Question

A charged capacitor is allowed to discharge through a resistor by closing the key at the instant $t=0$ as shown in the figure. At the instant $t=\ln 4\mu \text{s}$, the reading of the ammeter falls half the initial value.

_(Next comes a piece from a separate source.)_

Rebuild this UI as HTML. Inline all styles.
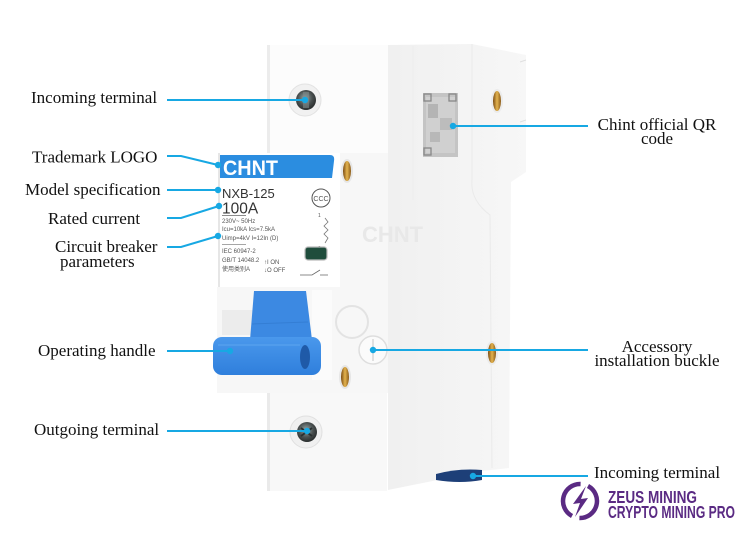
<!DOCTYPE html>
<html>
<head>
<meta charset="utf-8">
<style>
html,body{margin:0;padding:0;background:#fff;}
svg{display:block;}
.lbl{font-family:"Liberation Serif","Times New Roman",serif;font-size:17px;fill:#111;}
.sm{font-family:"Liberation Sans","Noto Sans CJK SC",sans-serif;fill:#555;}
</style>
</head>
<body>
<svg width="750" height="536" viewBox="0 0 750 536" xmlns="http://www.w3.org/2000/svg">
<defs>
  <linearGradient id="side" x1="0" x2="1" y1="0" y2="0">
    <stop offset="0" stop-color="#f0f0f0"/>
    <stop offset="0.6" stop-color="#f4f4f4"/>
    <stop offset="1" stop-color="#f7f7f7"/>
  </linearGradient>
  <linearGradient id="brass" x1="0" x2="1">
    <stop offset="0" stop-color="#7a4a10"/>
    <stop offset="0.5" stop-color="#e3b34f"/>
    <stop offset="1" stop-color="#8a5a18"/>
  </linearGradient>
  <radialGradient id="screw" cx="0.45" cy="0.4" r="0.6">
    <stop offset="0" stop-color="#9aa"/>
    <stop offset="0.6" stop-color="#4a5050"/>
    <stop offset="1" stop-color="#2a2e2e"/>
  </radialGradient>
  <linearGradient id="blue" x1="0" x2="0" y1="0" y2="1">
    <stop offset="0" stop-color="#4a98ec"/>
    <stop offset="1" stop-color="#2f7fdc"/>
  </linearGradient>
</defs>

<rect width="750" height="536" fill="#fff"/>

<!-- side face -->
<path d="M388,45 L472,44 L526,55 L526,172 L511,182 L509,468 L482,471 L388,490 Z" fill="url(#side)"/>
<path d="M472,44 L472,180 Q470,200 490,215 L492,468" fill="none" stroke="#eaeaea" stroke-width="1"/>
<path d="M413,46 L413,200" stroke="#ededed" stroke-width="1"/>
<path d="M526,60 L520,62 M526,120 L520,122" stroke="#e0e0e0" stroke-width="1"/>

<!-- QR code -->
<rect x="423" y="93" width="35" height="64" fill="#c4c4c4"/>
<rect x="426" y="97" width="29" height="56" fill="#d0d0d0"/>
<rect x="428" y="104" width="10" height="14" fill="#b4b4b4"/>
<rect x="440" y="118" width="12" height="12" fill="#bcbcbc"/>
<rect x="430" y="132" width="10" height="10" fill="#b8b8b8"/>
<rect x="424" y="94" width="7" height="7" fill="none" stroke="#888" stroke-width="1.3"/>
<rect x="449" y="94" width="7" height="7" fill="none" stroke="#888" stroke-width="1.3"/>
<rect x="424" y="148" width="7" height="7" fill="none" stroke="#888" stroke-width="1.3"/>

<!-- brass holes on side -->
<ellipse cx="497" cy="101" rx="6" ry="12" fill="#ebebeb"/>
<ellipse cx="497" cy="101" rx="4" ry="10" fill="url(#brass)"/>
<ellipse cx="492" cy="353" rx="6" ry="12" fill="#ebebeb"/>
<ellipse cx="492" cy="353" rx="4" ry="10" fill="url(#brass)"/>

<!-- upper front block -->
<rect x="267" y="45" width="121" height="110" fill="#fcfcfc"/>
<rect x="267" y="45" width="3" height="110" fill="#ececec"/>
<circle cx="305" cy="100" r="16" fill="#f1f1f1" stroke="#e2e2e2"/>
<circle cx="306" cy="100" r="10" fill="url(#screw)"/>
<rect x="303" y="92" width="6" height="16" fill="#7f8a8a" opacity="0.6"/>

<!-- label panel -->
<rect x="340" y="153" width="48" height="137" fill="#f7f7f7"/>
<text x="362" y="242" font-family="Liberation Sans,sans-serif" font-size="22" font-weight="bold" fill="#e8e8e8">CHNT</text>
<rect x="218" y="153" width="122" height="136" fill="#ffffff"/>
<rect x="218" y="153" width="2" height="136" fill="#e6e6e6"/>
<ellipse cx="347" cy="171" rx="6" ry="12" fill="#e6e6e6"/>
<ellipse cx="347" cy="171" rx="4" ry="10" fill="url(#brass)"/>

<path d="M220,155 L330,155 Q335,155 334,161 L332,178 L220,178 Z" fill="#2b8de0"/>
<text x="223" y="175" font-family="Liberation Sans,sans-serif" font-size="21" font-weight="bold" fill="#fff" textLength="55" lengthAdjust="spacingAndGlyphs">CHNT</text>

<text class="sm" x="222" y="198" font-size="13" style="fill:#333">NXB-125</text>
<text class="sm" x="222" y="213.5" font-size="15.5" style="fill:#333">100A</text>
<line x1="222" y1="215.5" x2="246" y2="215.5" stroke="#666" stroke-width="0.8"/>
<text class="sm" x="222" y="223" font-size="6">230V~  50Hz</text>
<text class="sm" x="222" y="231" font-size="6">Icu=10kA  Ics=7.5kA</text>
<text class="sm" x="222" y="240" font-size="6">Uimp=4kV  I=12In (D)</text>
<line x1="222" y1="244.5" x2="246" y2="244.5" stroke="#888" stroke-width="0.7"/>
<text class="sm" x="222" y="253" font-size="6">IEC 60947-2</text>
<text class="sm" x="222" y="262" font-size="6">GB/T 14048.2</text>
<text class="sm" x="222" y="271" font-size="6">使用类别A</text>
<text class="sm" x="264" y="264" font-size="6">↑I ON</text>
<text class="sm" x="264" y="272" font-size="6">↓O OFF</text>
<circle cx="321" cy="198" r="9" fill="none" stroke="#555" stroke-width="1"/>
<text class="sm" x="321" y="201" font-size="7" text-anchor="middle">CCC</text>
<text class="sm" x="318" y="217" font-size="5">1</text>
<text class="sm" x="318" y="250" font-size="5">2</text>
<polyline points="325,218 328,222 324,226 328,230 324,234 328,238 325,243" fill="none" stroke="#777" stroke-width="0.8"/>
<rect x="305" y="247" width="22" height="13" rx="3" fill="#1f4d3c" stroke="#bbb" stroke-width="1.2"/>
<path d="M300,275 L312,275 L320,270 M320,275 L328,275" fill="none" stroke="#666" stroke-width="0.8"/>

<!-- handle region -->
<rect x="217" y="287" width="171" height="106" fill="#f7f7f7"/>
<rect x="222" y="310" width="35" height="25" fill="#ececec"/>
<rect x="312" y="290" width="20" height="90" fill="#fbfbfb"/>
<circle cx="352" cy="322" r="16" fill="none" stroke="#e3e3e3" stroke-width="2"/>
<circle cx="373" cy="350" r="14" fill="#fbfbfb" stroke="#dedede" stroke-width="1.5"/>
<line x1="373" y1="339" x2="373" y2="361" stroke="#e0e0e0" stroke-width="2"/>
<ellipse cx="345" cy="377" rx="6" ry="12" fill="#e6e6e6"/>
<ellipse cx="345" cy="377" rx="4" ry="10" fill="url(#brass)"/>

<!-- blue handle -->
<polygon points="254,291 306,291 312,340 250,340" fill="#3c89e2"/>
<path d="M252,324 L308,322" stroke="#2f77cc" stroke-width="1" opacity="0.6"/>
<rect x="213" y="337" width="108" height="38" rx="9" fill="url(#blue)"/>
<path d="M218,345 L300,345" stroke="#5ba5f0" stroke-width="1"/>
<ellipse cx="305" cy="357" rx="5" ry="12" fill="#1f5aa8"/>

<!-- lower block -->
<rect x="267" y="393" width="120" height="98" fill="#f8f8f8"/>
<rect x="267" y="393" width="3" height="98" fill="#eaeaea"/>
<circle cx="306" cy="432" r="16" fill="#f0f0f0" stroke="#e0e0e0"/>
<circle cx="307" cy="432" r="10" fill="url(#screw)"/>
<path d="M301,428 L312,436 M301,436 L312,428" stroke="#2a3030" stroke-width="2"/>

<!-- bottom dark clip -->
<path d="M436,474 Q458,468 482,470 L482,480 Q460,484 436,480 Z" fill="#1d3f78"/>

<!-- connector lines -->
<g stroke="#17a8e3" stroke-width="2" fill="none">
  <path d="M167,100 L305,100"/>
  <path d="M453,126 L588,126"/>
  <path d="M167,156 L181,156 L218,165"/>
  <path d="M167,190 L218,190"/>
  <path d="M167,218 L181,218 L219,206"/>
  <path d="M167,247 L181,247 L218,236"/>
  <path d="M167,351 L230,351"/>
  <path d="M373,350 L588,350"/>
  <path d="M167,431 L307,431"/>
  <path d="M473,476 L588,476"/>
</g>
<g fill="#17a8e3">
  <circle cx="305" cy="100" r="3.2"/>
  <circle cx="453" cy="126" r="3.2"/>
  <circle cx="218" cy="165" r="3.2"/>
  <circle cx="218" cy="190" r="3.2"/>
  <circle cx="219" cy="206" r="3.2"/>
  <circle cx="218" cy="236" r="3.2"/>
  <circle cx="230" cy="351" r="3.2"/>
  <circle cx="373" cy="350" r="3.2"/>
  <circle cx="307" cy="431" r="3.2"/>
  <circle cx="473" cy="476" r="3.2"/>
</g>

<!-- left labels -->
<text class="lbl" x="31" y="103">Incoming terminal</text>
<text class="lbl" x="32" y="162.5">Trademark LOGO</text>
<text class="lbl" x="25" y="195">Model specification</text>
<text class="lbl" x="48" y="224">Rated current</text>
<text class="lbl" x="55" y="252">Circuit breaker</text>
<text class="lbl" x="60" y="267">parameters</text>
<text class="lbl" x="38" y="356">Operating handle</text>
<text class="lbl" x="34" y="435">Outgoing terminal</text>

<!-- right labels -->
<text class="lbl" x="657" y="130" text-anchor="middle">Chint official QR</text>
<text class="lbl" x="657" y="144" text-anchor="middle">code</text>
<text class="lbl" x="657" y="352" text-anchor="middle">Accessory</text>
<text class="lbl" x="657" y="366" text-anchor="middle">installation buckle</text>
<text class="lbl" x="594" y="478">Incoming terminal</text>

<!-- Zeus Mining logo -->
<g stroke="#5a2a83" stroke-width="4.5" fill="none">
  <path d="M587.98,485.99 A17,17 0 0 1 579.41,517.98"/>
  <path d="M572.02,516.01 A17,17 0 0 1 580.59,484.02"/>
</g>
<polygon points="586,486 573,504 580,503 575,517 588,498 581,499" fill="#5a2a83"/>
<text x="608" y="503" font-family="Liberation Sans,sans-serif" font-size="17.5" font-weight="bold" fill="#5a2a83" textLength="89" lengthAdjust="spacingAndGlyphs">ZEUS MINING</text>
<text x="608" y="518" font-family="Liberation Sans,sans-serif" font-size="17.5" font-weight="bold" fill="#5a2a83" textLength="127" lengthAdjust="spacingAndGlyphs">CRYPTO MINING PRO</text>
</svg>
</body>
</html>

The resistance of the ammeter is equal to

• A. $1\text{M}\Omega$
• B. $1\Omega$
• C. $2\Omega$
• D. $2\text{M}\Omega$

Answer 1

The correct option is C $2\Omega$

While discharging, the current at time $t$ is,$$I=I_0{e}^{\frac{-t}{RC}}$$Given, at time $t=\ln 4\mu \text{s}$, $I$ becomes $\frac{I_0}{2}$.

$\Rightarrow \frac{I_0}{2}=I_0{e}^{\frac{-t}{RC}}$

$\Rightarrow 2=e^{\frac{t}{RC}}$

$\Rightarrow t=RC\ln 2$

Substituting the values considering $r$ as the resistance of the ammeter.

$\Rightarrow \ln 4\times {10}^{-6}=(2+r)\times 0.5\times {10}^{-6}\times \ln 2$

$\Rightarrow 2\ln 2=(2+r)\times 0.5\times \ln 2$

$\therefore r=2\Omega$

Hence, option (c) is the correct answer.